In both developed and developing countries, civil society groups and private firms have played an integral role in providing additional technical support, funding, and the capacity to share best practices between continents. Nations should step up to foster such relationships if resources are lacking.
 

Support at All Levels

Both urban populations and the threat of rising sea levels are growing simultaneously. Coastal cities across the globe cannot afford to endure long debates to produce tangible results. Sea-level rise will act as a threat multiplier in rapidly urbanizing agglomerations, increasing political, economic, religious, demographic, and ethnic tensions by causing land and water to become scarcer.
 
Cities should develop customized, comprehensive coastal plans to protect the environment and their economic assets of both today and the future.
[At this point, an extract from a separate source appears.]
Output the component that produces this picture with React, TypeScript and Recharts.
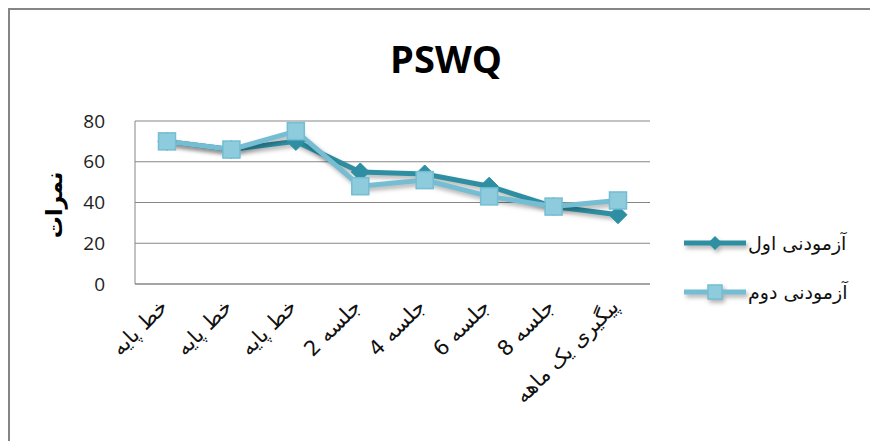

Building on a zoning framework that includes hard constructs like storm-surge barriers as well as soft armors like wetland restoration, such plans identify the actors and lay out the steps for climate and economic protection.
 
On their own, few localities will be able to produce or afford comprehensive plans and the infrastructure investments they require. Locally led, nationally supported iterative plans are needed from Dhaka to New Orleans that can protect against looming threats. State, federal, and international governance must provide management, funds, and technical assistance to improve resource management and resilience at the coastal-city level. It is on this multidisciplinary, multilevel path that coastal cities will balance sea-level rise with other environmental, economic, social, cultural, and recreational objectives.